My mix sounded just fine when coming through my higher-end sound interface, in Sonar, with no fancy processing.
I bounced it to MP3, and played it back using random MP3 player on computer. This plays back via the computer's
built-in soundcard (which I have linked up to the same speakers). It sounded s***. I wondered why. After a while I discovered it was because the computer's built-in soundcard was applying its own processing. I turned that off. Then it sounded just fine, almost identical to output from Sonar.
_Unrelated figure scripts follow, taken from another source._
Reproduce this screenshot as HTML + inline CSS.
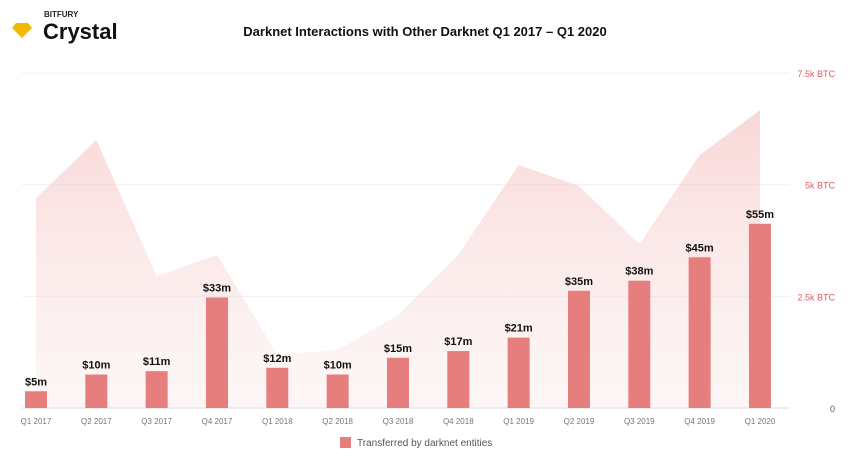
<!DOCTYPE html>
<html><head><meta charset="utf-8"><style>
body{margin:0;background:#fff;font-family:"Liberation Sans",sans-serif}
svg{display:block}
</style></head><body>
<svg id="c" width="850" height="465">
<defs><linearGradient id="g" x1="0" y1="0" x2="0" y2="1">
<stop offset="0" stop-color="#f4b8b8" stop-opacity="0.55"/><stop offset="1" stop-color="#f9dede" stop-opacity="0.25"/></linearGradient></defs>
<polygon points="12,28 16,23 28,23 32,28 22,38" fill="#f5b800"/>
<text x="44" y="17" font-size="8" font-weight="bold" fill="#222">BITFURY</text>
<text x="43" y="39" font-size="22" font-weight="bold" fill="#111">Crystal</text>
<text x="425" y="36" font-size="13" font-weight="bold" text-anchor="middle" fill="#111">Darknet Interactions with Other Darknet Q1 2017 – Q1 2020</text>
<g id="grid"></g><g id="area"></g><g id="bars"></g><g id="labels"></g>
<rect x="340" y="437" width="11" height="11" fill="#e77e7e"/>
<text x="357" y="446" font-size="10" fill="#555">Transferred by darknet entities</text>
</svg>
<script>
const categories=["Q1 2017","Q2 2017","Q3 2017","Q4 2017","Q1 2018","Q2 2018","Q3 2018","Q4 2018","Q1 2019","Q2 2019","Q3 2019","Q4 2019","Q1 2020"];
const usdValues=[5,10,11,33,12,10,15,17,21,35,38,45,55];
const btcValues=[4700,6000,2950,3430,1190,1300,2080,3430,5440,4970,3670,5660,6670];
const btcTicks=[0,2500,5000,7500];
const btcTickLabels=["0","2.5k BTC","5k BTC","7.5k BTC"];
const NS="http://www.w3.org/2000/svg";
const x0=36,step=60.33,yb=408,yt=73;
const X=i=>x0+i*step;
const Yb=v=>yb-(v/7500)*(yb-yt);
const Yu=v=>yb-(v/100)*(yb-yt);
function mk(t,a,p){const e=document.createElementNS(NS,t);for(const k in a)e.setAttribute(k,a[k]);p.appendChild(e);return e;}
const grid=document.getElementById('grid');
btcTicks.forEach((v,i)=>{
 const l=mk('line',{x1:22,x2:790,y1:Yb(v),y2:Yb(v),stroke:i==0?'#ddd':'#f0f0f0','stroke-width':1},grid);
 
 
 const t=mk('text',{x:835,y:Yb(v)+4,'font-size':9,'text-anchor':'end',fill:i==0?'#555':'#e05a5a'},grid);
 t.textContent=btcTickLabels[i];
 
 
});
let pts=X(0)+','+yb+' ';
btcValues.forEach((v,i)=>pts+=X(i)+','+Yb(v)+' ');
pts+=X(btcValues.length-1)+','+yb;
const ar=mk('polygon',{points:pts,fill:'url(#g)'},document.getElementById('area'));


const bars=document.getElementById('bars'),lab=document.getElementById('labels');
usdValues.forEach((v,i)=>{
 const r=mk('rect',{x:X(i)-11,y:Yu(v),width:22,height:yb-Yu(v),fill:'#e77e7e'},bars);
 
 
 const t=mk('text',{x:X(i),y:Yu(v)-6,'font-size':11,'font-weight':'bold','text-anchor':'middle',fill:'#111'},lab);
 t.textContent='$'+v+'m';
 
 
 const c=mk('text',{x:X(i),y:424,'font-size':8,'text-anchor':'middle',fill:'#777'},lab);
 c.textContent=categories[i];
 
 
});
</script>
</body></html>
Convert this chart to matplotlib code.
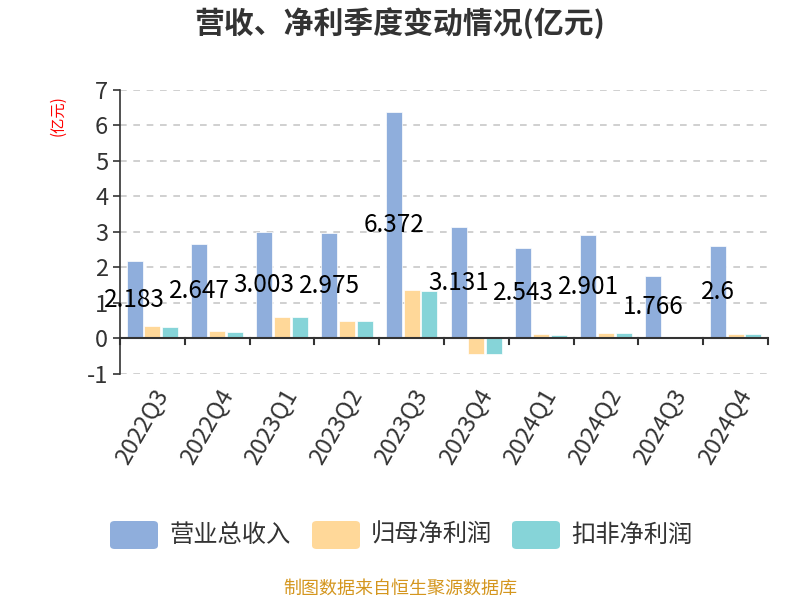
import matplotlib
matplotlib.use("Agg")
import matplotlib.pyplot as plt
from matplotlib.patches import FancyBboxPatch
import numpy as np

plt.rcParams['font.family'] = ['Noto Sans CJK SC', 'DejaVu Sans']
plt.rcParams['axes.unicode_minus'] = False

quarters = ["2022Q3", "2022Q4", "2023Q1", "2023Q2", "2023Q3", "2023Q4",
            "2024Q1", "2024Q2", "2024Q3", "2024Q4"]
revenue = [2.183, 2.647, 3.003, 2.975, 6.372, 3.131, 2.543, 2.901, 1.766, 2.6]
net_profit = [0.34, 0.21, 0.61, 0.49, 1.35, -0.43, 0.11, 0.15, 0.02, 0.12]
deducted_profit = [0.32, 0.18, 0.60, 0.48, 1.32, -0.44, 0.10, 0.15, 0.01, 0.12]
series_names = ["营业总收入", "归母净利润", "扣非净利润"]
colors = ["#8FAEDC", "#FFD899", "#86D4D8"]

fig = plt.figure(figsize=(8, 6), dpi=100)
ax = fig.add_axes([0.15, 0.377, 0.81, 0.473])

x = np.arange(len(quarters))
w = 0.247
step = 0.275
for i, (vals, c) in enumerate(zip([revenue, net_profit, deducted_profit], colors)):
    ax.bar(x + (i - 1) * step, vals, width=w, color=c, edgecolor='white', linewidth=0.5, zorder=3)

for xi, v in zip(x, revenue):
    ax.text(xi - step, v / 2, f"{v:g}", ha='center', va='center', fontsize=17.5,
            color='black', zorder=5)

ax.set_xlim(-0.5, len(quarters) - 0.5)
ax.set_ylim(-1, 7)
ax.set_yticks(range(-1, 8))
ax.tick_params(axis='y', labelsize=17, colors='#333333', length=5, width=1.2)
ax.yaxis.grid(True, linestyle=(0, (4, 4)), color='#c8c8c8', linewidth=1.2, zorder=0)

for s in ['top', 'right', 'bottom']:
    ax.spines[s].set_visible(False)
ax.spines['left'].set_color('#333333')
ax.spines['left'].set_linewidth(1.2)
ax.axhline(0, color='#333333', linewidth=1.5, zorder=4)
for b in np.arange(-0.5, len(quarters)):
    ax.plot([b, b], [0, -0.17], color='#333333', linewidth=1.5, zorder=4, clip_on=False)

ax.set_xticks(x)
ax.set_xticklabels(quarters, rotation=60, ha='right', rotation_mode='anchor', fontsize=17, color='#333333')
ax.tick_params(axis='x', length=0, pad=8)

fig.text(0.073, 0.808, "(亿元)", rotation=90, color='red', fontsize=11, ha='center', va='center')
fig.text(0.5, 0.962, "营收、净利季度变动情况(亿元)", ha='center', va='center', fontsize=21.5,
         fontweight='bold', color='#333333')

# legend
legend_items = [(110, series_names[0]), (312, series_names[1]), (512, series_names[2])]
for (lx, name), c in zip(legend_items, colors):
    px0 = lx / 800
    py0 = (600 - 549) / 600
    patch = FancyBboxPatch((px0, py0), 48 / 800, 28 / 600,
                           boxstyle="round,pad=0,rounding_size=0.006",
                           transform=fig.transFigure, facecolor=c, edgecolor='none')
    fig.patches.append(patch)
    fig.text((lx + 59) / 800, (600 - 535) / 600, name, ha='left', va='center',
             fontsize=17.5, color='#333333')

fig.text(0.5, (600 - 589) / 600, "制图数据来自恒生聚源数据库", ha='center', va='center',
         fontsize=13, color='#D4961E')

fig.savefig("out.png", dpi=100)
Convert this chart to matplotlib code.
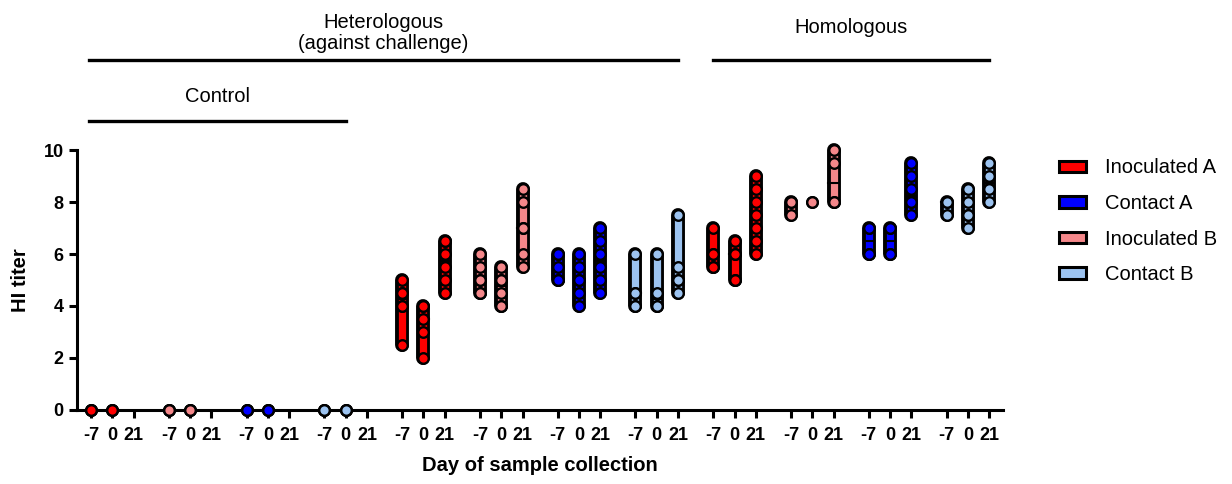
import numpy as np
import matplotlib.pyplot as plt
from matplotlib.patches import Patch

plt.rcParams['font.family'] = ['Liberation Sans', 'DejaVu Sans']

days = ['-7', '0', '21']
legend_names = ['Inoculated A', 'Contact A', 'Inoculated B', 'Contact B']
legend_colors = ['#ff0000', '#0000ff', '#f4878a', '#9cc3f0']

# group order along the x axis (colour of each group)
group_colors = ['#ff0000', '#f4878a', '#0000ff', '#9cc3f0'] * 3

# HI titers per group: [day -7, day 0, day 21]
ctrl_inoc_a = [[0, 0, 0], [0, 0, 0], []]
ctrl_inoc_b = [[0, 0, 0], [0, 0, 0], []]
ctrl_cont_a = [[0, 0, 0], [0, 0, 0], []]
ctrl_cont_b = [[0, 0, 0], [0, 0, 0], []]
het_inoc_a = [[5, 4.5, 4.5, 4, 4, 2.5], [4, 4, 3.5, 3, 2], [6.5, 6.5, 6, 5.5, 5, 4.5]]
het_inoc_b = [[6, 5.5, 5, 5, 4.5, 4.5], [5.5, 5, 5, 4.5, 4, 4], [8.5, 8, 7, 7, 6, 5.5]]
het_cont_a = [[6, 6, 5.5, 5, 5], [6, 5.5, 5, 5, 4.5, 4], [7, 6.5, 6, 5.5, 5, 4.5]]
het_cont_b = [[6, 4.5, 4.5, 4, 4], [6, 4.5, 4, 4], [7.5, 5.5, 5, 5, 4.5]]
hom_inoc_a = [[7, 6, 6, 5.5, 5.5], [6.5, 6, 6, 5, 5], [9, 8.5, 8, 7.5, 7, 6.5, 6]]
hom_inoc_b = [[8, 8, 7.5], [8, 8], [10, 9.5, 8, 8]]
hom_cont_a = [[7, 7, 6, 6], [7, 7, 6, 6], [9.5, 9, 8.5, 8, 8, 7.5]]
hom_cont_b = [[8, 8, 7.5], [8.5, 8, 7.5, 7.5, 7], [9.5, 9, 8.5, 8]]

groups = [ctrl_inoc_a, ctrl_inoc_b, ctrl_cont_a, ctrl_cont_b,
          het_inoc_a, het_inoc_b, het_cont_a, het_cont_b,
          hom_inoc_a, hom_inoc_b, hom_cont_a, hom_cont_b]

group_step = 3.65

fig = plt.figure(figsize=(12.32, 4.84), dpi=100)
ax = fig.add_axes([0.0625, 0.153, 0.7516, 0.537])

tick_pos = []
tick_lab = []
for g, (vals, col) in enumerate(zip(groups, group_colors)):
    for d, day in enumerate(days):
        x = g * group_step + d
        tick_pos.append(x)
        tick_lab.append(day)
        v = vals[d]
        if not v:
            continue
        lo, hi = min(v), max(v)
        ax.plot([x, x], [lo, hi], color='black', lw=10, solid_capstyle='round',
                zorder=3, clip_on=False)
        ax.plot([x, x], [lo, hi], color=col, lw=5.2, solid_capstyle='round',
                zorder=4, clip_on=False)
        med = np.median(v)
        if hi > lo:
            ax.plot([x - 0.24, x + 0.24], [med, med], color='black', lw=1.5,
                    zorder=5, clip_on=False)
        ax.plot([x] * len(v), v, 'o', ms=7.6, mfc=col, mec='black', mew=1.7,
                zorder=6, clip_on=False)

ax.set_xlim(-0.66, 42.8)
ax.set_ylim(0, 10)
ax.set_yticks([0, 2, 4, 6, 8, 10])
ax.set_xticks(tick_pos)
ax.set_xticklabels(tick_lab)
for s in ['top', 'right']:
    ax.spines[s].set_visible(False)
for s in ['left', 'bottom']:
    ax.spines[s].set_linewidth(2.2)
ax.tick_params(width=2.2, length=6, labelsize=13)
ax.tick_params(axis='x', pad=6)
for lab in ax.get_xticklabels() + ax.get_yticklabels():
    lab.set_fontweight('bold')
ax.set_xlabel('Day of sample collection', fontsize=14.5, fontweight='bold', labelpad=9)
ax.set_ylabel('HI titer', fontsize=14.5, fontweight='bold', labelpad=10)

# group annotations above the plot
def bracket(x0, x1, y, text, ty):
    ax.plot([x0, x1], [y, y], color='black', lw=2.4, clip_on=False)
    ax.text((x0 + x1) / 2, ty, text, ha='center', va='center', fontsize=14.5,
            linespacing=1.1)

bracket(-0.1, 3 * group_step + 1, 11.1, 'Control', 12.05)
bracket(-0.1, 7 * group_step + 2, 13.45, 'Heterologous\n(against challenge)', 14.5)
bracket(8 * group_step, 11 * group_step + 2, 13.45, 'Homologous', 14.7)

handles = [Patch(facecolor=c, edgecolor='black', lw=2.2) for c in legend_colors]
fig.legend(handles, legend_names, loc='upper left', bbox_to_anchor=(0.845, 0.71),
           frameon=False, fontsize=14.5, handlelength=1.35, handleheight=0.5,
           labelspacing=0.82, handletextpad=0.95)

fig.savefig('out.png', dpi=100)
So my question was - how do I process my mix, such that if my listener (whoever he/she may be) listens through some random computer that applies this processing, it doesn't spoil the sound. I do agree the soundcard should not mess around the sound, but in fact it did/does - the default setting was to try to 'improve' the sound and in this case it made it worse.
I would expect that most of my listeners listen on their computers via built-in soundcard, and I do not know whether their computer may apply this 'dts ultra' or whatever you call it processing. They might not even realise it is ON, or might not even know how to turn it OFF. Who knows - it might be ON by default? it might be OFF?
The reason I think that something
can be done, is, this built-in-soundcard-processing doesn't seem to affect commercial music in a 'bad' way (or at least the ones I own), but it does affect my mixes (including just solo piano).
The answer as I understood, was to master it as best as you can. So I will learn how to.
I think it is a relevant question because more and more playback devices are able to apply some sort of EQ or compression or automatic volume control, in a way that is out of our control.